To do — Your task is to copy each line that has the word "this".

Supplied information —
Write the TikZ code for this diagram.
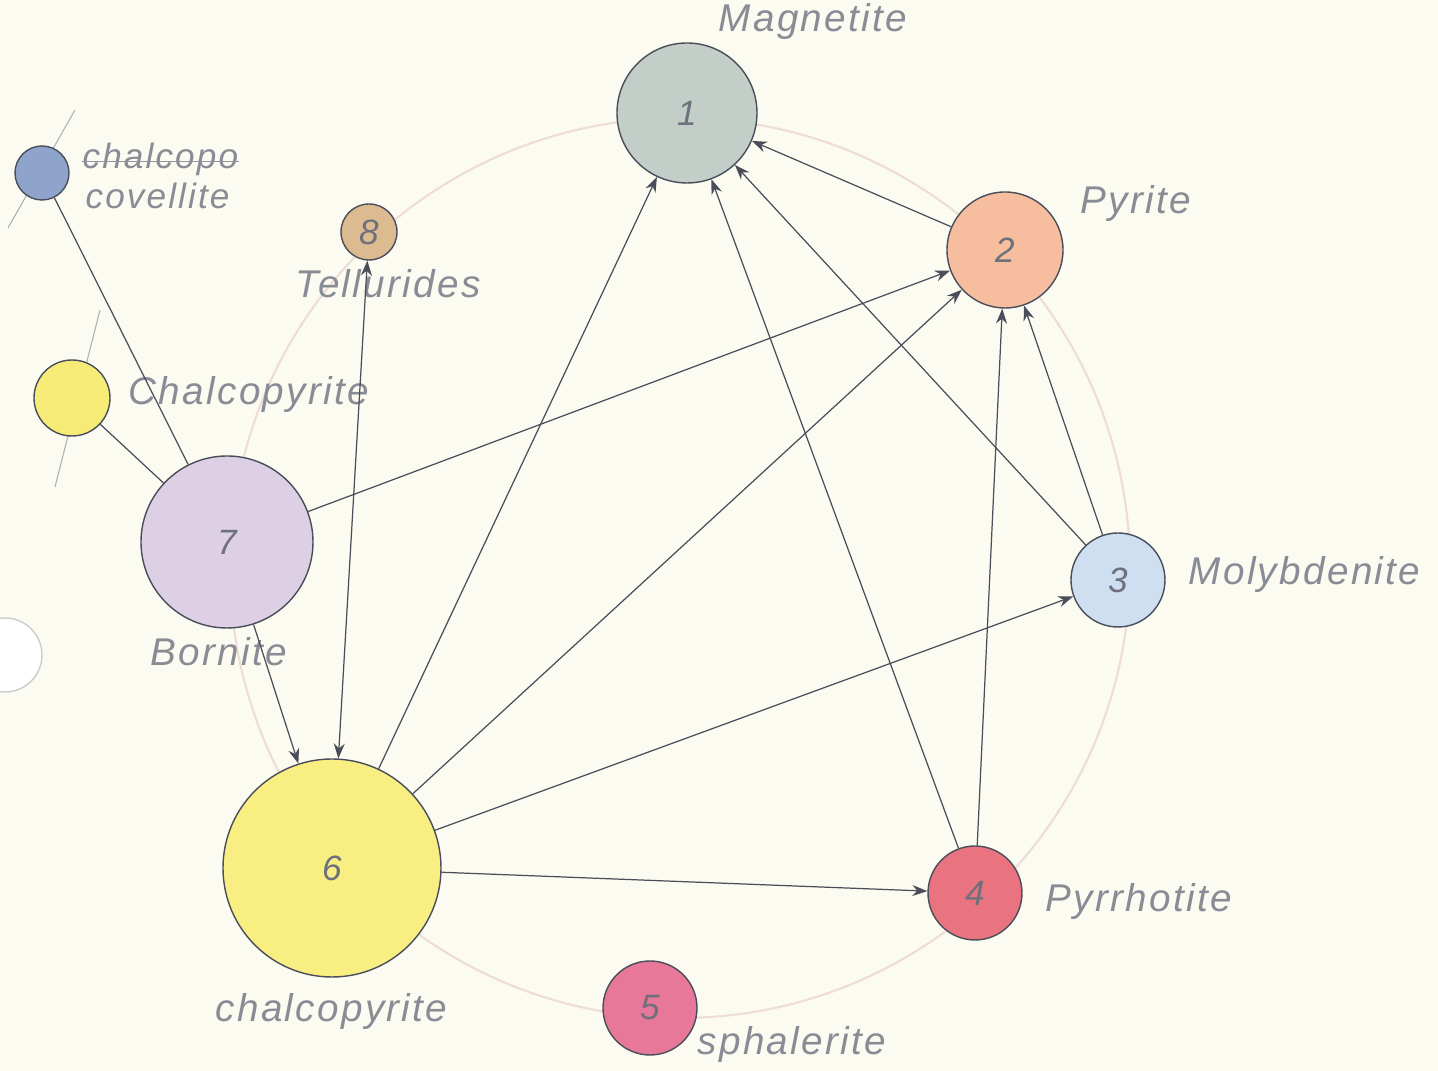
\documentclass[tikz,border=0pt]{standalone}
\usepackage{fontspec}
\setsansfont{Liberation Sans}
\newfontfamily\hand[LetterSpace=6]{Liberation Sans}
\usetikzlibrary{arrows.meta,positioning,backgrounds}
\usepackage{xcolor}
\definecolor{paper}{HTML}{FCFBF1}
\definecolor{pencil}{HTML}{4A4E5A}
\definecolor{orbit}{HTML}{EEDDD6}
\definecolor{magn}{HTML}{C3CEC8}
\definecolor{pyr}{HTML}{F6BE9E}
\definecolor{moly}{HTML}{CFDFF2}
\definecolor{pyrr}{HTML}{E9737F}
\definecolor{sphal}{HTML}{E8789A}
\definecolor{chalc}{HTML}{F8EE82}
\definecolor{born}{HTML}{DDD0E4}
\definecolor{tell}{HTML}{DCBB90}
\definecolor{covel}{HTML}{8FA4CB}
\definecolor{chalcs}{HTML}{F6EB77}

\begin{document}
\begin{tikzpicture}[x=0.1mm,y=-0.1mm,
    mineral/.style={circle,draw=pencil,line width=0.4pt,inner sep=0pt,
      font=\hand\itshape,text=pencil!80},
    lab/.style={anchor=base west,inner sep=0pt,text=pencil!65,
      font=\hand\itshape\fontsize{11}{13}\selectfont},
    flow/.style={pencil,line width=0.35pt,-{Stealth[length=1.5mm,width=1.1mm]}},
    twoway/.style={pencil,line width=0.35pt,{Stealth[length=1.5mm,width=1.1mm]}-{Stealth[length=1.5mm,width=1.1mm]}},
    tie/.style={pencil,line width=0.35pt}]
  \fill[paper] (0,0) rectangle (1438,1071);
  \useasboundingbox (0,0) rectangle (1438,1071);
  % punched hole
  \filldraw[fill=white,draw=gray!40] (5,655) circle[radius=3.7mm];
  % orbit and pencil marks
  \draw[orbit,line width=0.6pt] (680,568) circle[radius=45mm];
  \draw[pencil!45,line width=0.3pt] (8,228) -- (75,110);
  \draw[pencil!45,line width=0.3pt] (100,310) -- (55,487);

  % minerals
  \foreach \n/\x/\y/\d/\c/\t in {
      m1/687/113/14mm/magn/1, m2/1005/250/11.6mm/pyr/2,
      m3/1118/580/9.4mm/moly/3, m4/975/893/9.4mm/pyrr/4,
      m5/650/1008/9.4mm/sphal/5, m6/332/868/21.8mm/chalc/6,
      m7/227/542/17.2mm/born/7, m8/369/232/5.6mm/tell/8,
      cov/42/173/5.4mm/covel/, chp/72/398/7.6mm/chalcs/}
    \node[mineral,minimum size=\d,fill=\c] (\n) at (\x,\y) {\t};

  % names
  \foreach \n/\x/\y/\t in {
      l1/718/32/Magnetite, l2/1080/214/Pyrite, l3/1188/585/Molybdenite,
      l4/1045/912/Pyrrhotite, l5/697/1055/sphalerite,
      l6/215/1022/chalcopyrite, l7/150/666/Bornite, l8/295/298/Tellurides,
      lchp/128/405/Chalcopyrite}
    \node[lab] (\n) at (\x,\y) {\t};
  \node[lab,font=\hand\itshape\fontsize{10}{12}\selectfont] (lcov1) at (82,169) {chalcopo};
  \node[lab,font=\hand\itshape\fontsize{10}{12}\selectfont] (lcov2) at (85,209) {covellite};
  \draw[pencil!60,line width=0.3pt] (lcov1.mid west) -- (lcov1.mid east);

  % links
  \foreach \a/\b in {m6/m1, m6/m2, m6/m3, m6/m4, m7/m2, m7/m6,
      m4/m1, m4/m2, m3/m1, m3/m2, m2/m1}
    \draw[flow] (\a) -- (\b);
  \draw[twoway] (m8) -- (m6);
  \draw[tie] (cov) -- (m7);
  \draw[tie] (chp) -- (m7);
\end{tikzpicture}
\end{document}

...

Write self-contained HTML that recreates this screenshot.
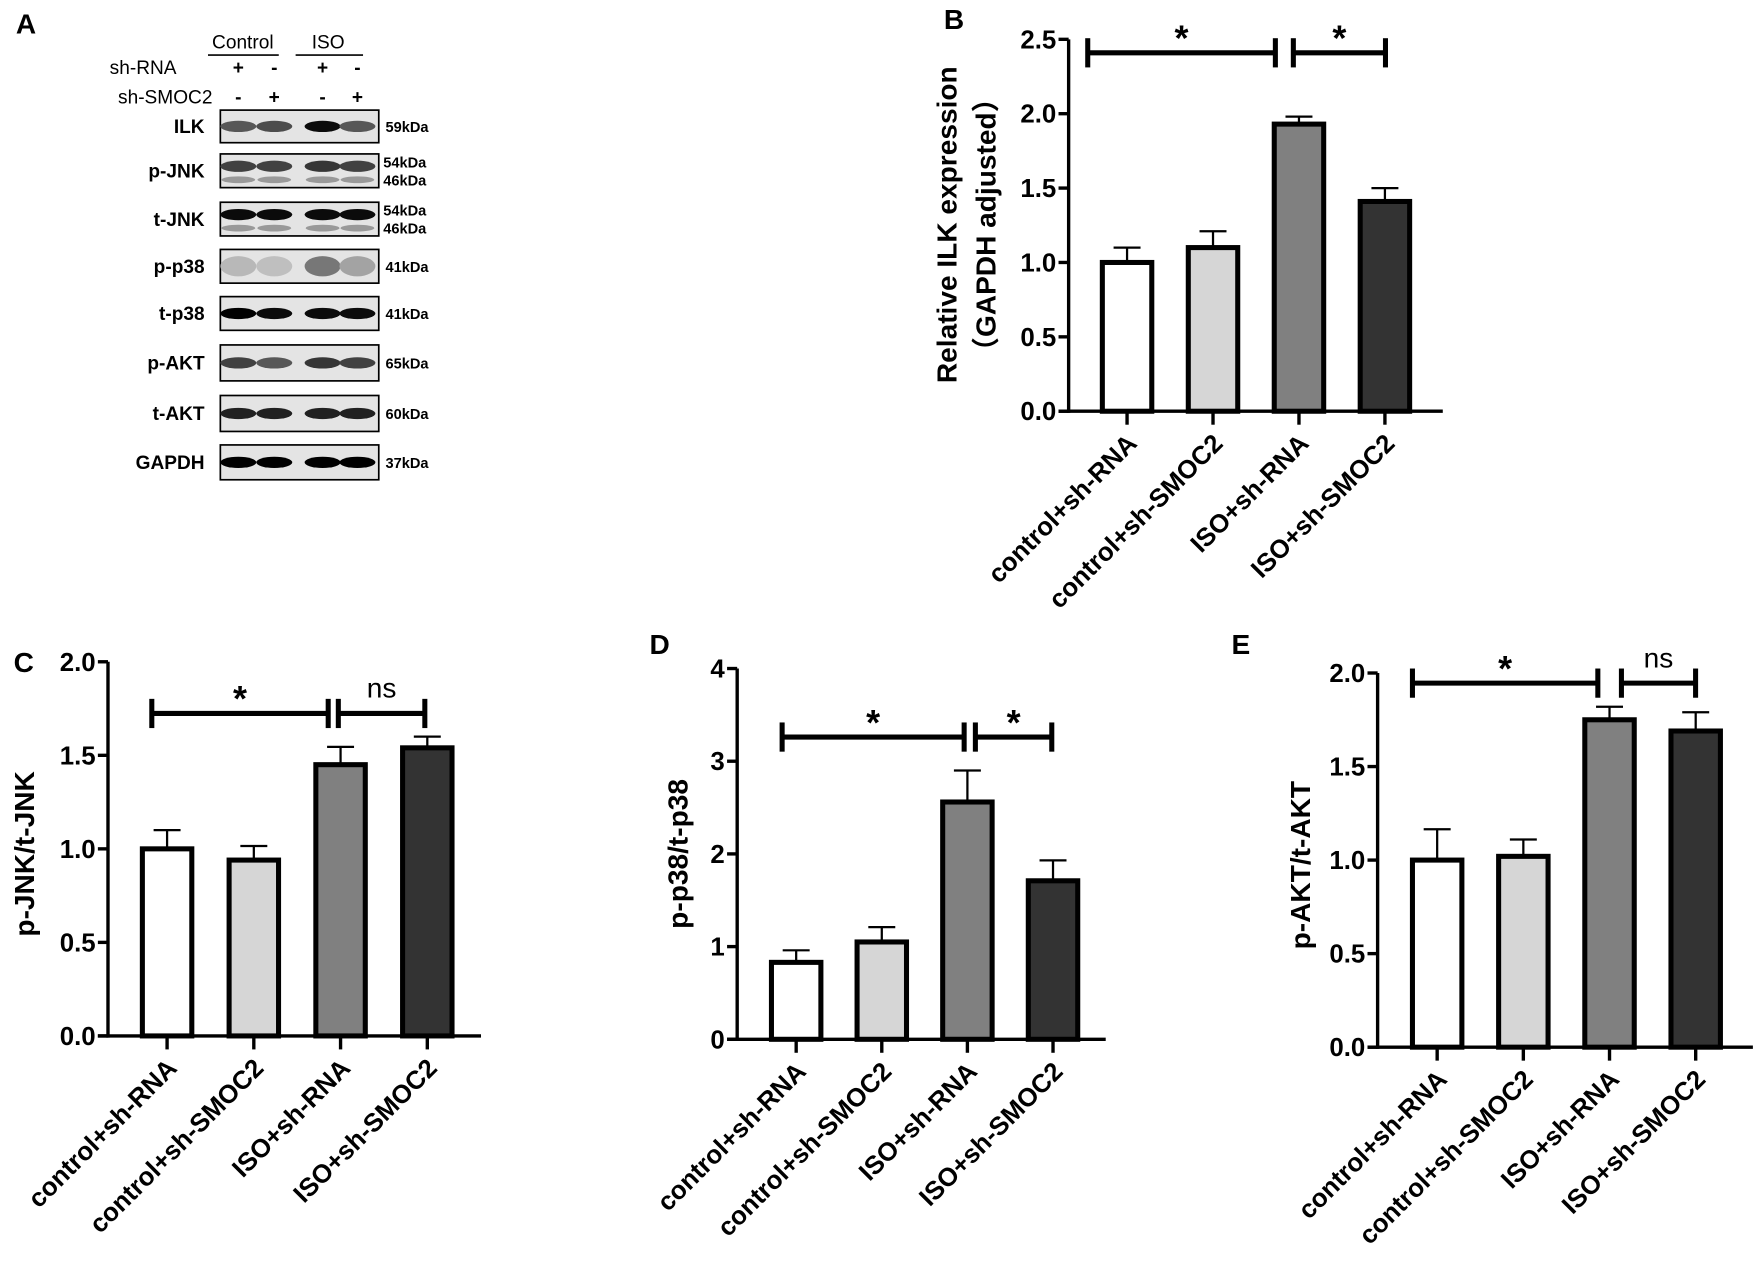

* * *

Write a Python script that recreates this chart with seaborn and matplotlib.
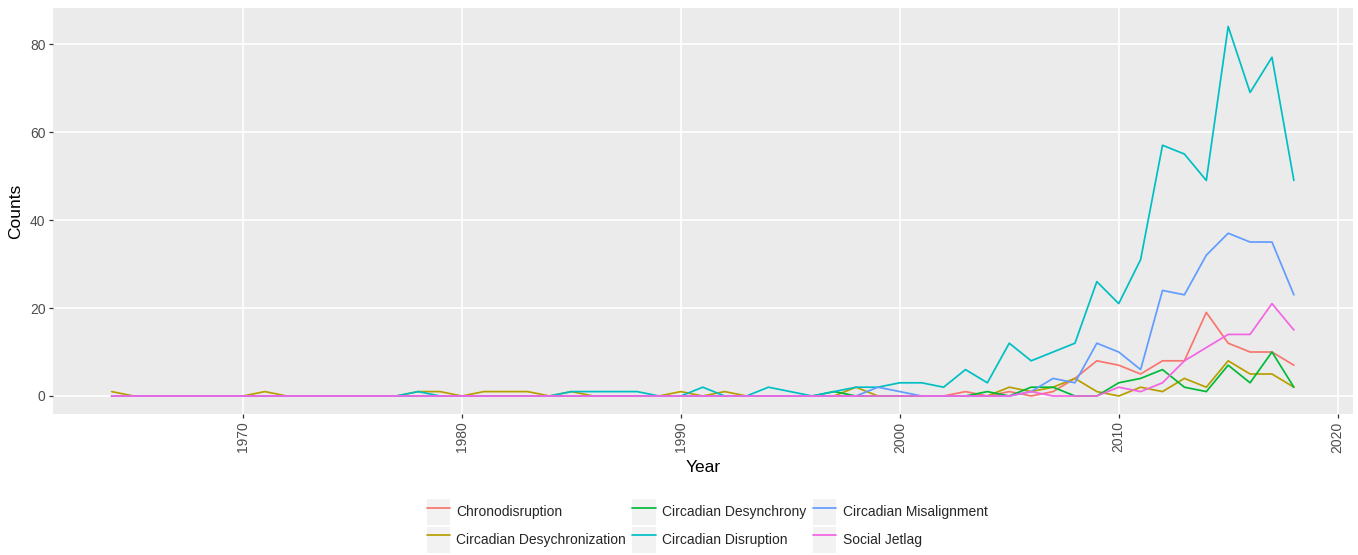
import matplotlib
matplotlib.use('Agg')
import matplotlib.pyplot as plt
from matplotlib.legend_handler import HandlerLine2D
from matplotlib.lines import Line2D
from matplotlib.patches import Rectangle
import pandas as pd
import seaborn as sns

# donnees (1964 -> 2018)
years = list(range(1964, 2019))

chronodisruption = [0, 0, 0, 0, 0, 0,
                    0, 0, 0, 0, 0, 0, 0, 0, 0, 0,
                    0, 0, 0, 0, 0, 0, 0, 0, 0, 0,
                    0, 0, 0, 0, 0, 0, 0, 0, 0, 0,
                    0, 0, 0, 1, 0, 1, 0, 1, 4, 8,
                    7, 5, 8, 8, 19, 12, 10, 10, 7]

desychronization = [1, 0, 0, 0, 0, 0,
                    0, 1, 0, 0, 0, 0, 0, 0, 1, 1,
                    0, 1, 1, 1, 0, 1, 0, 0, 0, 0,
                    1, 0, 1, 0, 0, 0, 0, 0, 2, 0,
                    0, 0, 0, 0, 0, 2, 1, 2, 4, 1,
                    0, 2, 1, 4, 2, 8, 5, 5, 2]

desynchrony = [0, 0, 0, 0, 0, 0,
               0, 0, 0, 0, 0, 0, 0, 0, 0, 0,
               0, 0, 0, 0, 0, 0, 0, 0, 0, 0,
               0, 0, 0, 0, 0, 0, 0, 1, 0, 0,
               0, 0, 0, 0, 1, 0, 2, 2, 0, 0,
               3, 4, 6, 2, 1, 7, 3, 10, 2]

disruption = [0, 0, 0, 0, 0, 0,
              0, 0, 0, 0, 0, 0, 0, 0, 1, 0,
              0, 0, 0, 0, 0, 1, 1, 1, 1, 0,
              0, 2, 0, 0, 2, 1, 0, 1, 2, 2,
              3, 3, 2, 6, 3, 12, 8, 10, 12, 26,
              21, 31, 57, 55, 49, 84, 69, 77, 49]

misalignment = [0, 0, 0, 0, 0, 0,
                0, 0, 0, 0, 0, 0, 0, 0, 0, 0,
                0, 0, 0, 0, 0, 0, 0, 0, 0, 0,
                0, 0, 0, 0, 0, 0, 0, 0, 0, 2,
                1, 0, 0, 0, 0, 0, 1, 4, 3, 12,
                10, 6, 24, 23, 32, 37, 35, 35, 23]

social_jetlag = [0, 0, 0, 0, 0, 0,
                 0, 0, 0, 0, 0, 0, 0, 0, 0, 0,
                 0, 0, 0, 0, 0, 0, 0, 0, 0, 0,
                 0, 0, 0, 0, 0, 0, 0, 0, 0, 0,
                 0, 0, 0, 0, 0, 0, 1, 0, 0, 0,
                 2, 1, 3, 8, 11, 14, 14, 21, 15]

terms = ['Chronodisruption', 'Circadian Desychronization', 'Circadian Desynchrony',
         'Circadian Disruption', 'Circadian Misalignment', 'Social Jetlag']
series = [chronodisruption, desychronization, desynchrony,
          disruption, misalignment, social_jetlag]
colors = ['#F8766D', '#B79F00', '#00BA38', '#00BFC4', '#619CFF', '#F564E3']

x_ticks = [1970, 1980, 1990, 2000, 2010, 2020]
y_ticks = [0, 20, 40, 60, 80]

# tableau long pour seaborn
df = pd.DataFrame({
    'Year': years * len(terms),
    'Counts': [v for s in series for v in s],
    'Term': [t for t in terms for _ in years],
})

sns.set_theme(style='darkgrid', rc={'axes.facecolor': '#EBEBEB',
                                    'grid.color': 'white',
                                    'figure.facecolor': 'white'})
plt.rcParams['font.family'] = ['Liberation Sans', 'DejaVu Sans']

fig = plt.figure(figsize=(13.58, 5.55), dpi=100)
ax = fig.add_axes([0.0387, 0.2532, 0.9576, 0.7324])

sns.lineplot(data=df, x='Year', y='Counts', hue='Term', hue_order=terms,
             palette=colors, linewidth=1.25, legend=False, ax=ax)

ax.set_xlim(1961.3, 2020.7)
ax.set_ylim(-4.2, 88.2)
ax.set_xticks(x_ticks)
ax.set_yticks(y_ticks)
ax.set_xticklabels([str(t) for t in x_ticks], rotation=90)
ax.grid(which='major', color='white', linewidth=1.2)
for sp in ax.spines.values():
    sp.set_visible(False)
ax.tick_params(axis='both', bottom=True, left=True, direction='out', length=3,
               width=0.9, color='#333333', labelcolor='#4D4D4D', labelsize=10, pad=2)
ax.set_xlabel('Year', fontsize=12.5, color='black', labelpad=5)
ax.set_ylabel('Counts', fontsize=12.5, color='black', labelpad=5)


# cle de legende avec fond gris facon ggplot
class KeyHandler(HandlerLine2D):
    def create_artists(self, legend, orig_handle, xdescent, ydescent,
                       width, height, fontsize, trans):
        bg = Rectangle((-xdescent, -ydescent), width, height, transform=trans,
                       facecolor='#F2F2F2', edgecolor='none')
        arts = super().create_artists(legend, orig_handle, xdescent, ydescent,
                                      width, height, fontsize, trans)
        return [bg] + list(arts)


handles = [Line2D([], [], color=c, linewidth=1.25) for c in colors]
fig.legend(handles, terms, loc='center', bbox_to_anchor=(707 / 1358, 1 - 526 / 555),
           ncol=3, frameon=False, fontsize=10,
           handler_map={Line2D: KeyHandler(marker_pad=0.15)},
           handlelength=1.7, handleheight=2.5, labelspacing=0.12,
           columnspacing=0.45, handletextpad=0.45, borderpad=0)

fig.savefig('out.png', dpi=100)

The result —
Write the TikZ code for this diagram.
Write self-contained HTML that recreates this screenshot.
Write a Python script that recreates this chart with seaborn and matplotlib.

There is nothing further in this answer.